-- What the task requires --
Transcribe the full listing exactly, and drop every picture.

-- Given material --
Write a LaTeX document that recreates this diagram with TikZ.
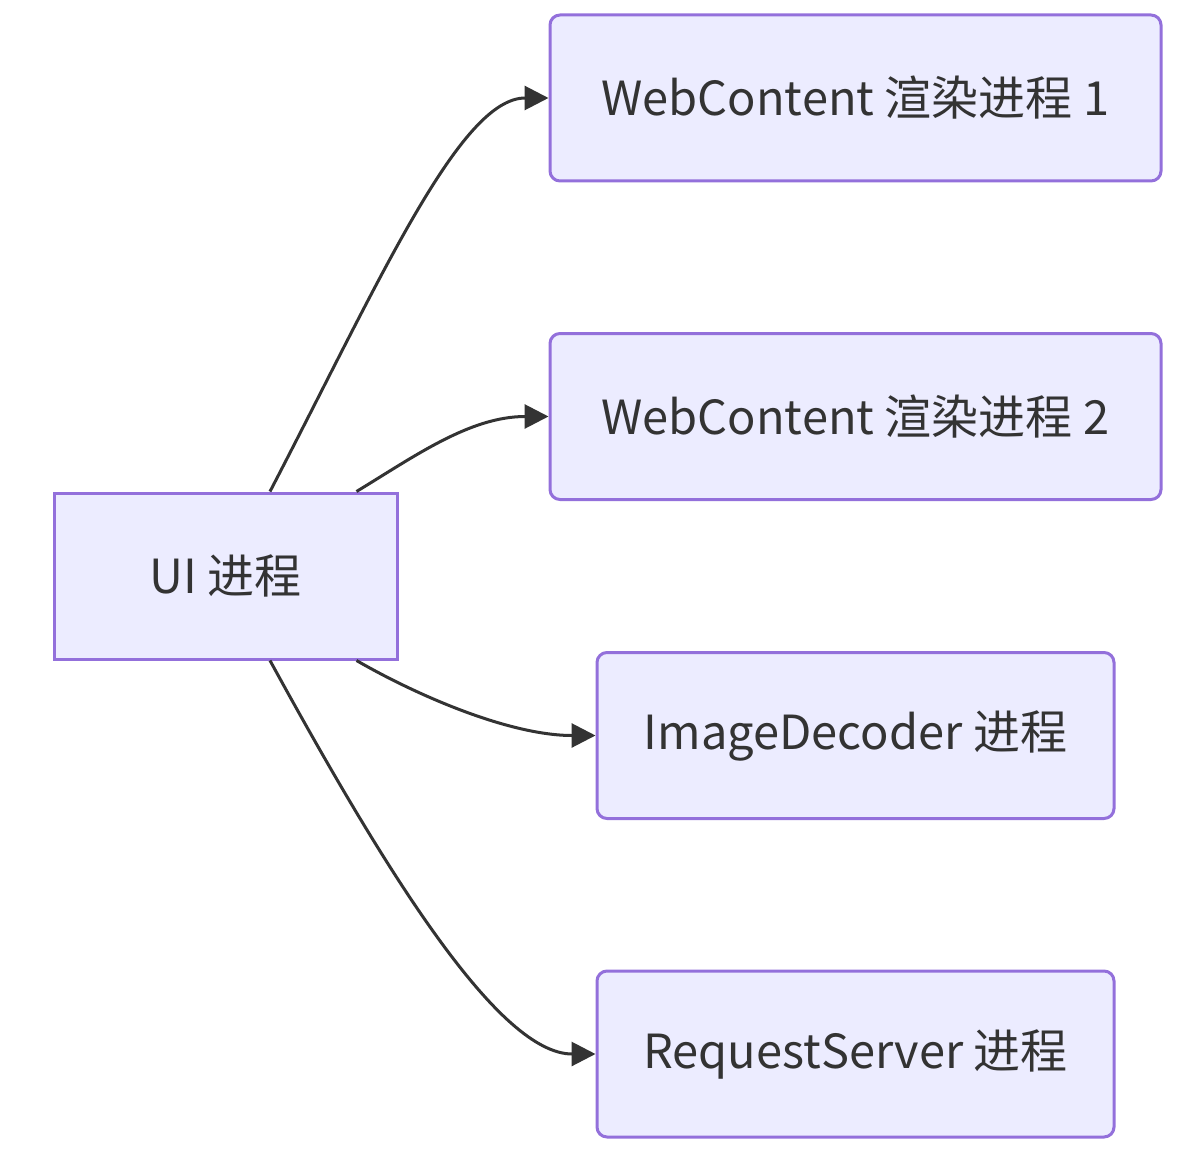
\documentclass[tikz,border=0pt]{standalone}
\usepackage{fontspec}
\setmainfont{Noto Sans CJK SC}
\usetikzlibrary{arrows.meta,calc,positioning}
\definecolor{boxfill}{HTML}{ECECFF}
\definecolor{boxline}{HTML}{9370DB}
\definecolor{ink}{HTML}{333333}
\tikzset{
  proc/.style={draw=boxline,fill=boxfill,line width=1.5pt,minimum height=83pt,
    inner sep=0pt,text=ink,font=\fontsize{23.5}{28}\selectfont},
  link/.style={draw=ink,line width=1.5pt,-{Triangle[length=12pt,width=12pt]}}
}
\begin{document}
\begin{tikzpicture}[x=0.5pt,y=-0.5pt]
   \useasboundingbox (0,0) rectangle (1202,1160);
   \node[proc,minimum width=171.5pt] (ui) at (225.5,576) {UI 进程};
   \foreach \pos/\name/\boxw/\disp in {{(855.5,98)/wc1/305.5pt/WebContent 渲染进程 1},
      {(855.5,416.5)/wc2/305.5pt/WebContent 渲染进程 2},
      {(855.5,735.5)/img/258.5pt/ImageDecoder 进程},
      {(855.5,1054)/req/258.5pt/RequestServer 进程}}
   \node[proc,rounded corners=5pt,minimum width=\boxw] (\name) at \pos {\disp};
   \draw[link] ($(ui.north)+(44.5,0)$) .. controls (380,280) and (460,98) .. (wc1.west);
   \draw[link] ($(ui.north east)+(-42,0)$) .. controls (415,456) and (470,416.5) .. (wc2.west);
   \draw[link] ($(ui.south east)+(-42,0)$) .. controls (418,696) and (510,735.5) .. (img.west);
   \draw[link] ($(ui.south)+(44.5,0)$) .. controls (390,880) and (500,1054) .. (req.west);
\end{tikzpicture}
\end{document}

-- Correct response --
Write a LaTeX document that recreates this diagram with TikZ.
\documentclass[tikz,border=0pt]{standalone}
\usepackage{fontspec}
\setmainfont{Noto Sans CJK SC}
\usetikzlibrary{arrows.meta,calc,positioning}
\definecolor{boxfill}{HTML}{ECECFF}
\definecolor{boxline}{HTML}{9370DB}
\definecolor{ink}{HTML}{333333}
\tikzset{
  proc/.style={draw=boxline,fill=boxfill,line width=1.5pt,minimum height=83pt,
    inner sep=0pt,text=ink,font=\fontsize{23.5}{28}\selectfont},
  link/.style={draw=ink,line width=1.5pt,-{Triangle[length=12pt,width=12pt]}}
}
\begin{document}
\begin{tikzpicture}[x=0.5pt,y=-0.5pt]
   \useasboundingbox (0,0) rectangle (1202,1160);
   \node[proc,minimum width=171.5pt] (ui) at (225.5,576) {UI 进程};
   \foreach \pos/\name/\boxw/\disp in {{(855.5,98)/wc1/305.5pt/WebContent 渲染进程 1},
      {(855.5,416.5)/wc2/305.5pt/WebContent 渲染进程 2},
      {(855.5,735.5)/img/258.5pt/ImageDecoder 进程},
      {(855.5,1054)/req/258.5pt/RequestServer 进程}}
   \node[proc,rounded corners=5pt,minimum width=\boxw] (\name) at \pos {\disp};
   \draw[link] ($(ui.north)+(44.5,0)$) .. controls (380,280) and (460,98) .. (wc1.west);
   \draw[link] ($(ui.north east)+(-42,0)$) .. controls (415,456) and (470,416.5) .. (wc2.west);
   \draw[link] ($(ui.south east)+(-42,0)$) .. controls (418,696) and (510,735.5) .. (img.west);
   \draw[link] ($(ui.south)+(44.5,0)$) .. controls (390,880) and (500,1054) .. (req.west);
\end{tikzpicture}
\end{document}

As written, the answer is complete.